┌──
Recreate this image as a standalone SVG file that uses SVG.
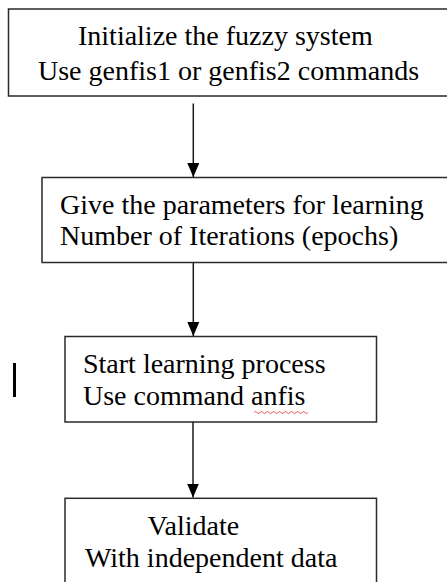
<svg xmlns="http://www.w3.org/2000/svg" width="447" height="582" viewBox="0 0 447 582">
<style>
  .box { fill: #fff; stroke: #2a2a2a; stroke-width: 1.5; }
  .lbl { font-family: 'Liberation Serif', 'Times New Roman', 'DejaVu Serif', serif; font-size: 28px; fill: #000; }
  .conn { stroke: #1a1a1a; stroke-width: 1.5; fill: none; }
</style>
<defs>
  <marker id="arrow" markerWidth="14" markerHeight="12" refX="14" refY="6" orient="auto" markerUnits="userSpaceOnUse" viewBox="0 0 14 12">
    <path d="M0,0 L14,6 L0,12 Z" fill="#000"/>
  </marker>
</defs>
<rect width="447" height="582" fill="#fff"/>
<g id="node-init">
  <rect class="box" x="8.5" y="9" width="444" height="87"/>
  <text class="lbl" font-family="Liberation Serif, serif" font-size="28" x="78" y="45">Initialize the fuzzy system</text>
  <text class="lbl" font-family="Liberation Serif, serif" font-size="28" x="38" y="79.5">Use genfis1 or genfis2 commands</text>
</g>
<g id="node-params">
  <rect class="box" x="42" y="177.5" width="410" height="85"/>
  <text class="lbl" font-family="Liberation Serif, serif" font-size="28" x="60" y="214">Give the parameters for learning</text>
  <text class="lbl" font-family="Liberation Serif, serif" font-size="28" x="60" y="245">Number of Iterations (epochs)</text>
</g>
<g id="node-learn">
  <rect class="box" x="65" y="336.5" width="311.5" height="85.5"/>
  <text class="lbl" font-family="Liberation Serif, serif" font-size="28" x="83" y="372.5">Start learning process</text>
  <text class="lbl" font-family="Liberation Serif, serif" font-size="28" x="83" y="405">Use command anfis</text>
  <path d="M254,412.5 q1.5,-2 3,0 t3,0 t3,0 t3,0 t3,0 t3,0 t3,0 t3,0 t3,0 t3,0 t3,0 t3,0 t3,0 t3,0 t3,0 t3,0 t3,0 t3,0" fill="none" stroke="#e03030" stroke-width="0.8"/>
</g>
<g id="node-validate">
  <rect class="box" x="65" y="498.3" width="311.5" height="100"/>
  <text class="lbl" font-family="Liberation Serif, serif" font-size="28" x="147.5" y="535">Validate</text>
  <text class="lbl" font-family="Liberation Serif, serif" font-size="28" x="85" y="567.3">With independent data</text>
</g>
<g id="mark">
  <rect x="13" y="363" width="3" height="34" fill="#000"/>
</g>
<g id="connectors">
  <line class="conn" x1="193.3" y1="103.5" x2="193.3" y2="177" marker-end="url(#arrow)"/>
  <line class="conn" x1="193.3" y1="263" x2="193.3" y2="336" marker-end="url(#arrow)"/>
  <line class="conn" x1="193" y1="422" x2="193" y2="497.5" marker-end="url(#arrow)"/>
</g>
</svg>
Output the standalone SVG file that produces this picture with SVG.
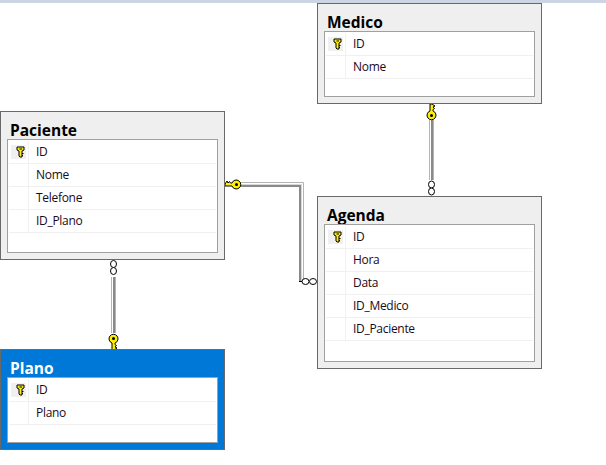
└──
» What you should do: Exclude the pictures and repeat every other part of the records word for word.

» Final answer:
Recreate this image as a standalone SVG file that uses SVG.
<svg xmlns="http://www.w3.org/2000/svg" width="447" height="582" viewBox="0 0 447 582">
<style>
  .box { fill: #fff; stroke: #2a2a2a; stroke-width: 1.5; }
  .lbl { font-family: 'Liberation Serif', 'Times New Roman', 'DejaVu Serif', serif; font-size: 28px; fill: #000; }
  .conn { stroke: #1a1a1a; stroke-width: 1.5; fill: none; }
</style>
<defs>
  <marker id="arrow" markerWidth="14" markerHeight="12" refX="14" refY="6" orient="auto" markerUnits="userSpaceOnUse" viewBox="0 0 14 12">
    <path d="M0,0 L14,6 L0,12 Z" fill="#000"/>
  </marker>
</defs>
<rect width="447" height="582" fill="#fff"/>
<g id="node-init">
  <rect class="box" x="8.5" y="9" width="444" height="87"/>
  <text class="lbl" font-family="Liberation Serif, serif" font-size="28" x="78" y="45">Initialize the fuzzy system</text>
  <text class="lbl" font-family="Liberation Serif, serif" font-size="28" x="38" y="79.5">Use genfis1 or genfis2 commands</text>
</g>
<g id="node-params">
  <rect class="box" x="42" y="177.5" width="410" height="85"/>
  <text class="lbl" font-family="Liberation Serif, serif" font-size="28" x="60" y="214">Give the parameters for learning</text>
  <text class="lbl" font-family="Liberation Serif, serif" font-size="28" x="60" y="245">Number of Iterations (epochs)</text>
</g>
<g id="node-learn">
  <rect class="box" x="65" y="336.5" width="311.5" height="85.5"/>
  <text class="lbl" font-family="Liberation Serif, serif" font-size="28" x="83" y="372.5">Start learning process</text>
  <text class="lbl" font-family="Liberation Serif, serif" font-size="28" x="83" y="405">Use command anfis</text>
  <path d="M254,412.5 q1.5,-2 3,0 t3,0 t3,0 t3,0 t3,0 t3,0 t3,0 t3,0 t3,0 t3,0 t3,0 t3,0 t3,0 t3,0 t3,0 t3,0 t3,0 t3,0" fill="none" stroke="#e03030" stroke-width="0.8"/>
</g>
<g id="node-validate">
  <rect class="box" x="65" y="498.3" width="311.5" height="100"/>
  <text class="lbl" font-family="Liberation Serif, serif" font-size="28" x="147.5" y="535">Validate</text>
  <text class="lbl" font-family="Liberation Serif, serif" font-size="28" x="85" y="567.3">With independent data</text>
</g>
<g id="mark">
  <rect x="13" y="363" width="3" height="34" fill="#000"/>
</g>
<g id="connectors">
  <line class="conn" x1="193.3" y1="103.5" x2="193.3" y2="177" marker-end="url(#arrow)"/>
  <line class="conn" x1="193.3" y1="263" x2="193.3" y2="336" marker-end="url(#arrow)"/>
  <line class="conn" x1="193" y1="422" x2="193" y2="497.5" marker-end="url(#arrow)"/>
</g>
</svg>
Output the standalone SVG file that produces this picture with SVG.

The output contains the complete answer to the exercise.